Exercise requirements: Pull out exactly the lines from the line containing "Output the component" to the line containing "svg.selectAll('*').remove();", both lines included, with pictures removed from the copy.
------------
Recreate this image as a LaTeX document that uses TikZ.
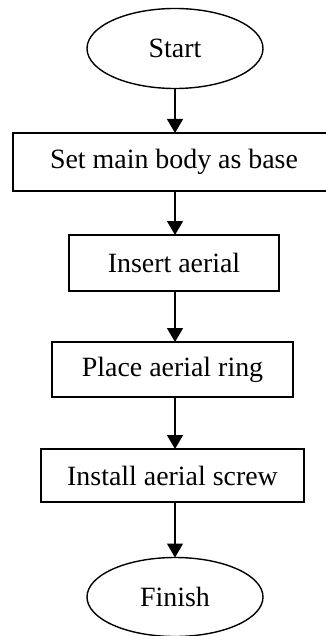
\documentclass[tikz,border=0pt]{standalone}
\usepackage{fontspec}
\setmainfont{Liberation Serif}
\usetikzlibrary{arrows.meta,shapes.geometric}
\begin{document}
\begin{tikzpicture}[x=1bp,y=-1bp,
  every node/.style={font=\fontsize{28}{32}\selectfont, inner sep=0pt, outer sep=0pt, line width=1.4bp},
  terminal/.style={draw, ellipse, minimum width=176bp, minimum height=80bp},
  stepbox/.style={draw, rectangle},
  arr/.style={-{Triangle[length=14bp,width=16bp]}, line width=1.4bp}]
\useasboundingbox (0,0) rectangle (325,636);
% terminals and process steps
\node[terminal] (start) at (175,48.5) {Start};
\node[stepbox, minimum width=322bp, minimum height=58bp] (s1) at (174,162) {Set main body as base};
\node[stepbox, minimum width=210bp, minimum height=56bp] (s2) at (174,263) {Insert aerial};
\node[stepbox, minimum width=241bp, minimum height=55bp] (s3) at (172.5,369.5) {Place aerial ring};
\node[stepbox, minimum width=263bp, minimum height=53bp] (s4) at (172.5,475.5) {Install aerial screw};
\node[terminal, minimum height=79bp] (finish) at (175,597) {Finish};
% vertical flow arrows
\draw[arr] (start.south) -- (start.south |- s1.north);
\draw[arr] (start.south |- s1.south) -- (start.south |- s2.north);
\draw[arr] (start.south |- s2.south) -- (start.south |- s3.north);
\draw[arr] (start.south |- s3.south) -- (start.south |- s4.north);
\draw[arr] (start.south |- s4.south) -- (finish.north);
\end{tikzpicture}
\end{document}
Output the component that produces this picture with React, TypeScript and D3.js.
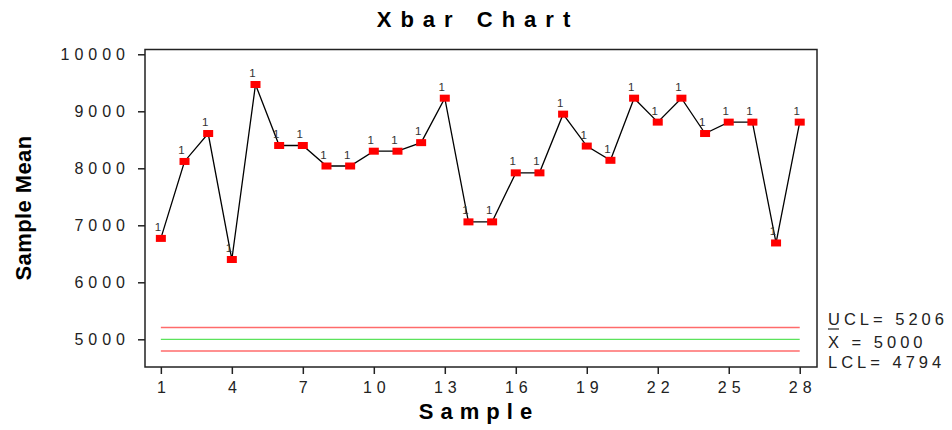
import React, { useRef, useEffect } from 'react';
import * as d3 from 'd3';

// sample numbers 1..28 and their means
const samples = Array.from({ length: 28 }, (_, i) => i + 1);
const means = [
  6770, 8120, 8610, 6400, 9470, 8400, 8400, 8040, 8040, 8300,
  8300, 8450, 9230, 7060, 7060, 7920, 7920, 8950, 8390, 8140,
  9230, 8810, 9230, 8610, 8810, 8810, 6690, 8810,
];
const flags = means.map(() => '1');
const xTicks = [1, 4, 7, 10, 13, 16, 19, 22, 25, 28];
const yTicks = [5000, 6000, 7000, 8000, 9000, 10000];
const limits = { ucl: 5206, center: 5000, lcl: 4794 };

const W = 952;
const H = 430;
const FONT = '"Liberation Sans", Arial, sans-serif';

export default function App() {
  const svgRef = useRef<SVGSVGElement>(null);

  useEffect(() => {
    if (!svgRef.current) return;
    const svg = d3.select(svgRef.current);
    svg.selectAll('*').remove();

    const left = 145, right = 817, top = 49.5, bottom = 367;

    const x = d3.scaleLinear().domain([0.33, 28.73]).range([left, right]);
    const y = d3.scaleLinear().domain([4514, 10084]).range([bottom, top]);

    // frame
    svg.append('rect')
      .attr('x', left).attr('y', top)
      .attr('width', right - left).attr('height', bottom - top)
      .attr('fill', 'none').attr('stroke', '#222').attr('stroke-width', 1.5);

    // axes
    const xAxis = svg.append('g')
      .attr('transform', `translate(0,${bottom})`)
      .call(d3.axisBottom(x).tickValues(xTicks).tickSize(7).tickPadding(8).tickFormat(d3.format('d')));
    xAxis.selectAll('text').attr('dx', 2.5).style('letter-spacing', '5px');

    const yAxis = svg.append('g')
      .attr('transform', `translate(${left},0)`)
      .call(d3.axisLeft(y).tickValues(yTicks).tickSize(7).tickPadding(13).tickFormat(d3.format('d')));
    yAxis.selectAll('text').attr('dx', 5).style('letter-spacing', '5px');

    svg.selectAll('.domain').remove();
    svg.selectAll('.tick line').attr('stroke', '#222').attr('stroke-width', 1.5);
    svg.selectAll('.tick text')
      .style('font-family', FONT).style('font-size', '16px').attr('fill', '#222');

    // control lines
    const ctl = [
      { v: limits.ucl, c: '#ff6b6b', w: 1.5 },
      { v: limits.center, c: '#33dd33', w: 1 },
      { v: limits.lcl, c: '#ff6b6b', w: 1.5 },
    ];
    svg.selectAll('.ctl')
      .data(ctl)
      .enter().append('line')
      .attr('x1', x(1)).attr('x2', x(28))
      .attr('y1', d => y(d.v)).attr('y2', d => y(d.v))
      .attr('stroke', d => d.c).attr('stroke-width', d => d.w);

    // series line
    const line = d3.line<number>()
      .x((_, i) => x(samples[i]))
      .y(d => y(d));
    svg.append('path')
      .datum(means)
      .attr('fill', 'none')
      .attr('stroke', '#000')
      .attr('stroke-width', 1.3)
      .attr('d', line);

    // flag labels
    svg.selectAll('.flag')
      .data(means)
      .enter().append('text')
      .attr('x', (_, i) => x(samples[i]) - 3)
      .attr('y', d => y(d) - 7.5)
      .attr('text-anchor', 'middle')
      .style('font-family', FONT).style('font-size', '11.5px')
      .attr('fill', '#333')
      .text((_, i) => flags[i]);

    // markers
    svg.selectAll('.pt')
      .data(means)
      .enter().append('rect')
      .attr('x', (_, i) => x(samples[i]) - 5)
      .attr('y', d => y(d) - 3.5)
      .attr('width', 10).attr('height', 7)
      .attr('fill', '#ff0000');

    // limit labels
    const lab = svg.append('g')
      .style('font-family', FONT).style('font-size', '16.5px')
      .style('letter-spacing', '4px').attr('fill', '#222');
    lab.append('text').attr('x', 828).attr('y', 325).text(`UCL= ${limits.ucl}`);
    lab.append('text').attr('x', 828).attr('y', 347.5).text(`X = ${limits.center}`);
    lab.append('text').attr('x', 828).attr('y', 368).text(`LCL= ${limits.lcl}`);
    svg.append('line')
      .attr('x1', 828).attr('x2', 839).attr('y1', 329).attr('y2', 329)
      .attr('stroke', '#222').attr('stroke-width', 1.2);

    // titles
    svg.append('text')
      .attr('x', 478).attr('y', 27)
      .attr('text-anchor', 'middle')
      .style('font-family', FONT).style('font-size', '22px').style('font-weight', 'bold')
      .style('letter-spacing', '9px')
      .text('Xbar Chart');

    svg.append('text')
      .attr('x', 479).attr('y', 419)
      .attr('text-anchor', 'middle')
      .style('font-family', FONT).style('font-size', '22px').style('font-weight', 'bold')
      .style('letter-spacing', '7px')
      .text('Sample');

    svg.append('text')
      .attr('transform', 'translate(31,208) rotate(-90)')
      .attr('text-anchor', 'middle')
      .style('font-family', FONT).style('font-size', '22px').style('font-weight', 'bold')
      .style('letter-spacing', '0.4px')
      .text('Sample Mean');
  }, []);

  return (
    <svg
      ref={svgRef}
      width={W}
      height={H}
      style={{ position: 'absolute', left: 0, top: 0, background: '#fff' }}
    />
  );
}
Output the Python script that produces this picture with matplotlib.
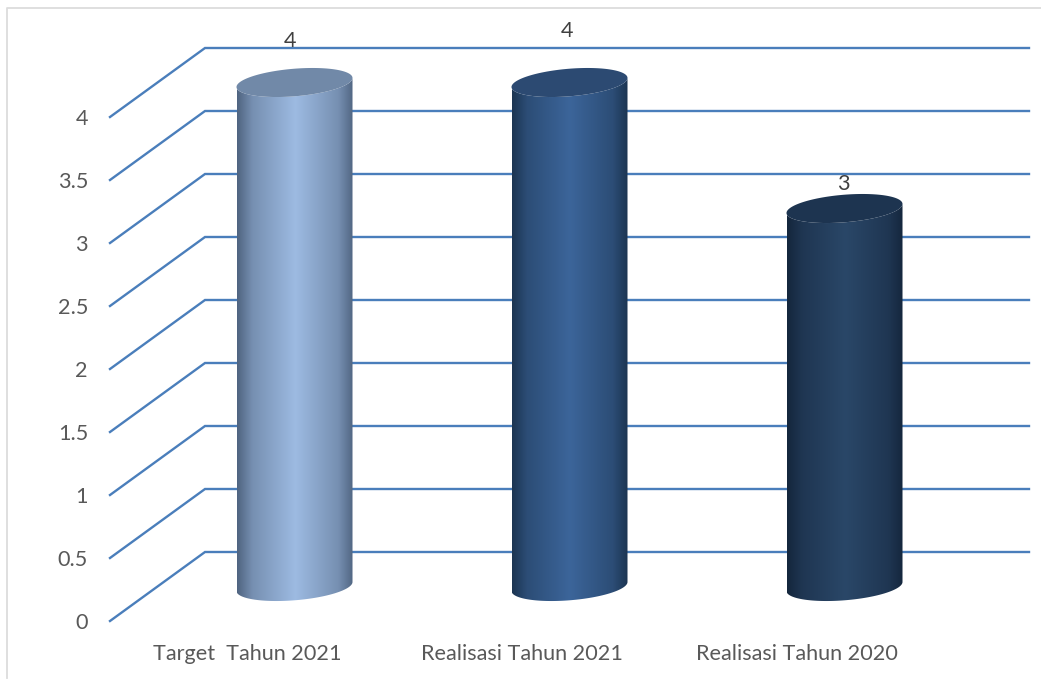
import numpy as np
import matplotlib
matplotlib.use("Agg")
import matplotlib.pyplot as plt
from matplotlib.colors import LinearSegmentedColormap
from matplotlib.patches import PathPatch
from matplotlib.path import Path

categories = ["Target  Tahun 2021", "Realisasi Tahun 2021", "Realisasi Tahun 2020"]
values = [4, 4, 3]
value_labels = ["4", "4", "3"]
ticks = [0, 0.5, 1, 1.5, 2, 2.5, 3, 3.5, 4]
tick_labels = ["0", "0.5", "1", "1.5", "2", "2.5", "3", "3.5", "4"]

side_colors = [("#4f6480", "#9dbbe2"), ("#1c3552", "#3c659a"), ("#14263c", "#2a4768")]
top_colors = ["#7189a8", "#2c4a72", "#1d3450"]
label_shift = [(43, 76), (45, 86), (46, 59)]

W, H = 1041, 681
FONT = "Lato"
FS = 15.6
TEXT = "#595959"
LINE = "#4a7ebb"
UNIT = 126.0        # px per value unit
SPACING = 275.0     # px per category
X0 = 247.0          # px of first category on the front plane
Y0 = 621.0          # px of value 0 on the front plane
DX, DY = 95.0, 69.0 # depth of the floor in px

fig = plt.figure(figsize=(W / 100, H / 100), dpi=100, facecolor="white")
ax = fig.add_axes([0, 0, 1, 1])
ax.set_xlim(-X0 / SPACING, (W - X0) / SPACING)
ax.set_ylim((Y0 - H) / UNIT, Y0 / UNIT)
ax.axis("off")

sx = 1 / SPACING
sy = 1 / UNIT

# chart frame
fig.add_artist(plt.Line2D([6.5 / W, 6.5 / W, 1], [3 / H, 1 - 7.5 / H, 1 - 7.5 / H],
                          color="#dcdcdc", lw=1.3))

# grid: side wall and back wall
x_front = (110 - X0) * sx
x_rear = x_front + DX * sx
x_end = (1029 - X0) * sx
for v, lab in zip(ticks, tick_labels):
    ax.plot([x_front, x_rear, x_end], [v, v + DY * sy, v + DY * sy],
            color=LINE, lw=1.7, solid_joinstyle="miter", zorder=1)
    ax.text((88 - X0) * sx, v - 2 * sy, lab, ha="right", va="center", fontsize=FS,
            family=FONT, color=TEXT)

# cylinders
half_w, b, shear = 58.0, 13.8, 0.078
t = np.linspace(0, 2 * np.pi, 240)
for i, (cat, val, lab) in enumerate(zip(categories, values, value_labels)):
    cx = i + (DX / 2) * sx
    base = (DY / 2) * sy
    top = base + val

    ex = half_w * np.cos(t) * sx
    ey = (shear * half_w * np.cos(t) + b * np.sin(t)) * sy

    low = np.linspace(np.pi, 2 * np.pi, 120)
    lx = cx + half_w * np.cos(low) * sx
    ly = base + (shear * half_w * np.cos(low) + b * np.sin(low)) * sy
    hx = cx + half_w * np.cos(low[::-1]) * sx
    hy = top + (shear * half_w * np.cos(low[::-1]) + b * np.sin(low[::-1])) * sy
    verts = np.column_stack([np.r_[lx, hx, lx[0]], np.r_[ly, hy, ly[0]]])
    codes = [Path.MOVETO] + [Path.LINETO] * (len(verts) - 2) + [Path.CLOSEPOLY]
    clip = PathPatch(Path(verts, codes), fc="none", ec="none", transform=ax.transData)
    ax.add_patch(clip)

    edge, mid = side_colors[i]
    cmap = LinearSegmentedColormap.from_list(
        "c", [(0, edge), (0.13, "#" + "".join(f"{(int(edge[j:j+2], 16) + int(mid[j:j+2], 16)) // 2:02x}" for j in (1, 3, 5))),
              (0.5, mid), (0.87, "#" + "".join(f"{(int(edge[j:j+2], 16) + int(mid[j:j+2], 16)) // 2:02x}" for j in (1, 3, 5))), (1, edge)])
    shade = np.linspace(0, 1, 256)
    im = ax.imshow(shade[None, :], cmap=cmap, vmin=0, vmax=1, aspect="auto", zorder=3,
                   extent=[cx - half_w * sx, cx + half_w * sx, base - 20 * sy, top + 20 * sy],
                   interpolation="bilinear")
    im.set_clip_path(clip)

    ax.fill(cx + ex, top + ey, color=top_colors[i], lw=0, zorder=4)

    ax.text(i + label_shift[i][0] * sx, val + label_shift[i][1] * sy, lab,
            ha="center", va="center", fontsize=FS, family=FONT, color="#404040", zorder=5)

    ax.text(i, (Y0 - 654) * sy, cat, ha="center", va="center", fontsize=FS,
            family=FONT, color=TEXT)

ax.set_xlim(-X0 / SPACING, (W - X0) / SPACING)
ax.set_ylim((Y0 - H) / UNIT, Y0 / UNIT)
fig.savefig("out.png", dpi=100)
------------
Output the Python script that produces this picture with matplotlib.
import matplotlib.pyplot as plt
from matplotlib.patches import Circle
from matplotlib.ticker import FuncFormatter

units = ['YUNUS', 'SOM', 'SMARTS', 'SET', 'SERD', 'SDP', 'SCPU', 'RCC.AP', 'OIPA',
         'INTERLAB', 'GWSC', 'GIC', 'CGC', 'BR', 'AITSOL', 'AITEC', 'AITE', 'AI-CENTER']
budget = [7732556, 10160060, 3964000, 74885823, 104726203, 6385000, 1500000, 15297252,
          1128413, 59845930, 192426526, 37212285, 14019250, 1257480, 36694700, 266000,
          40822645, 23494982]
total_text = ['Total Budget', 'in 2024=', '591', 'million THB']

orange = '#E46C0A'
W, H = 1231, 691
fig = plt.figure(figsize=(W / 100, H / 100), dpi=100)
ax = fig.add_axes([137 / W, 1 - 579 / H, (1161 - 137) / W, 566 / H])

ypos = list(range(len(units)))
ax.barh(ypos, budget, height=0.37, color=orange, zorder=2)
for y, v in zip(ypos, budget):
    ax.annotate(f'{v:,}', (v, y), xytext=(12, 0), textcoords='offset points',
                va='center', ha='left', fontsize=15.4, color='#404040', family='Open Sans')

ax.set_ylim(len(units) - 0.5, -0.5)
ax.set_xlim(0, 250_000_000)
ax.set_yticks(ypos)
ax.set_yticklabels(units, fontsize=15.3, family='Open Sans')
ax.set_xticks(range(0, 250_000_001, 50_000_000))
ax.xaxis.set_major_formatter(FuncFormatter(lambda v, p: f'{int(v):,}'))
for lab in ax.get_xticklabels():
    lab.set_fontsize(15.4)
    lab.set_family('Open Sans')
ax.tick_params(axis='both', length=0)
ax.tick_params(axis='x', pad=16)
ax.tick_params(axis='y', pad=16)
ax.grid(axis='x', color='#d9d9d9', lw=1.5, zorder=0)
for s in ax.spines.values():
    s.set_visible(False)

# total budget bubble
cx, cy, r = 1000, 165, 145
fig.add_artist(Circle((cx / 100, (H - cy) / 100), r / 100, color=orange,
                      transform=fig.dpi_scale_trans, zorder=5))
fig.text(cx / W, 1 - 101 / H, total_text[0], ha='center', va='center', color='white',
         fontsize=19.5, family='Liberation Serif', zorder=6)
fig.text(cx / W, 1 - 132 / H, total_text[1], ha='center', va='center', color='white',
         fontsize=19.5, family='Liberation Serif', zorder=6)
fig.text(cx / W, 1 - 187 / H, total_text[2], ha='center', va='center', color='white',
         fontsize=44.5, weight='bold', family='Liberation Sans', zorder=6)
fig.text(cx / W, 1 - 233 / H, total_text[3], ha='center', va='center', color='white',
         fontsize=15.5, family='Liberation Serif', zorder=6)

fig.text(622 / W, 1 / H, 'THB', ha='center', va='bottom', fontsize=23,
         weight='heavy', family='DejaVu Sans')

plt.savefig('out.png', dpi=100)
------------
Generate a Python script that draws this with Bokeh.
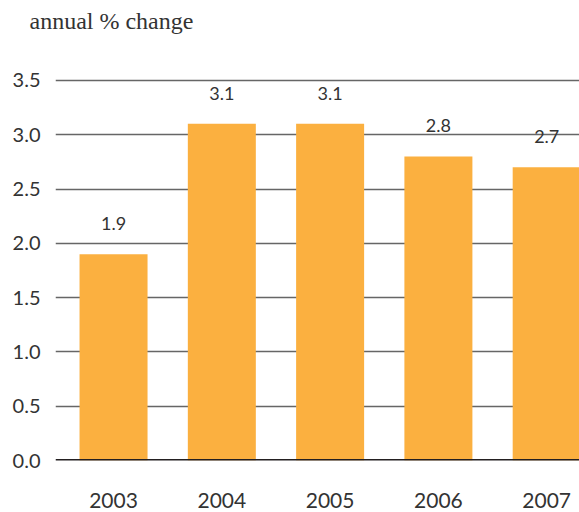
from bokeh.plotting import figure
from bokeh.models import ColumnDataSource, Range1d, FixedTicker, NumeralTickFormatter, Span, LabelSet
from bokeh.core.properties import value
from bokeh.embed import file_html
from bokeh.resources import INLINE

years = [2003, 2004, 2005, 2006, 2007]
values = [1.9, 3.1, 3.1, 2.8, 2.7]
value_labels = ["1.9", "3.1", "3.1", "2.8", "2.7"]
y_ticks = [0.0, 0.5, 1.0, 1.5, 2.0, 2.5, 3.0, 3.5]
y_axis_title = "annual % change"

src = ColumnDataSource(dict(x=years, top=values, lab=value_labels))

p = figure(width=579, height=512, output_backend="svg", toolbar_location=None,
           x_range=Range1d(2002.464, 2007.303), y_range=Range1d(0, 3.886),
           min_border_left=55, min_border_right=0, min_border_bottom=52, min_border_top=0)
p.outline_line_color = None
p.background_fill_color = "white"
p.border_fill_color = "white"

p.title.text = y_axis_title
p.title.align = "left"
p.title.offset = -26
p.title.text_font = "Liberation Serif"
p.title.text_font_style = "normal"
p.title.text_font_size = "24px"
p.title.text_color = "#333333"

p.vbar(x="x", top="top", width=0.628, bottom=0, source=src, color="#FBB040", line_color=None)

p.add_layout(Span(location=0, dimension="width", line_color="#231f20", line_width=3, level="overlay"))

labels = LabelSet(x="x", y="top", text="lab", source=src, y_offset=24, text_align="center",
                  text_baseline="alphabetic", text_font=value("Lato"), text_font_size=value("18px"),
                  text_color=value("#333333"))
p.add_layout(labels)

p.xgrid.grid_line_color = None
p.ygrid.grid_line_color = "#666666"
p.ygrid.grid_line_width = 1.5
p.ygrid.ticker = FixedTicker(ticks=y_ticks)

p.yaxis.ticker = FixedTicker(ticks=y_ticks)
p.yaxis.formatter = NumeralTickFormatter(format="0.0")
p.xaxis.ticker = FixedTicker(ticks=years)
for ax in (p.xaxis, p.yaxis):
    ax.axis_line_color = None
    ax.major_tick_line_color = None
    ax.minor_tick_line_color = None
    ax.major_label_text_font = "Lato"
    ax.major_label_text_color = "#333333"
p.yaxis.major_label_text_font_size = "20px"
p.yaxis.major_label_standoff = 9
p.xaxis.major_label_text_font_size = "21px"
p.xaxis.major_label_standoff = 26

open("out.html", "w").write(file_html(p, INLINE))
------------
Result below:
Output the component that produces this picture with React, TypeScript and D3.js.
import React, { useRef, useEffect } from 'react';
import * as d3 from 'd3';

// sample numbers 1..28 and their means
const samples = Array.from({ length: 28 }, (_, i) => i + 1);
const means = [
  6770, 8120, 8610, 6400, 9470, 8400, 8400, 8040, 8040, 8300,
  8300, 8450, 9230, 7060, 7060, 7920, 7920, 8950, 8390, 8140,
  9230, 8810, 9230, 8610, 8810, 8810, 6690, 8810,
];
const flags = means.map(() => '1');
const xTicks = [1, 4, 7, 10, 13, 16, 19, 22, 25, 28];
const yTicks = [5000, 6000, 7000, 8000, 9000, 10000];
const limits = { ucl: 5206, center: 5000, lcl: 4794 };

const W = 952;
const H = 430;
const FONT = '"Liberation Sans", Arial, sans-serif';

export default function App() {
  const svgRef = useRef<SVGSVGElement>(null);

  useEffect(() => {
    if (!svgRef.current) return;
    const svg = d3.select(svgRef.current);
    svg.selectAll('*').remove();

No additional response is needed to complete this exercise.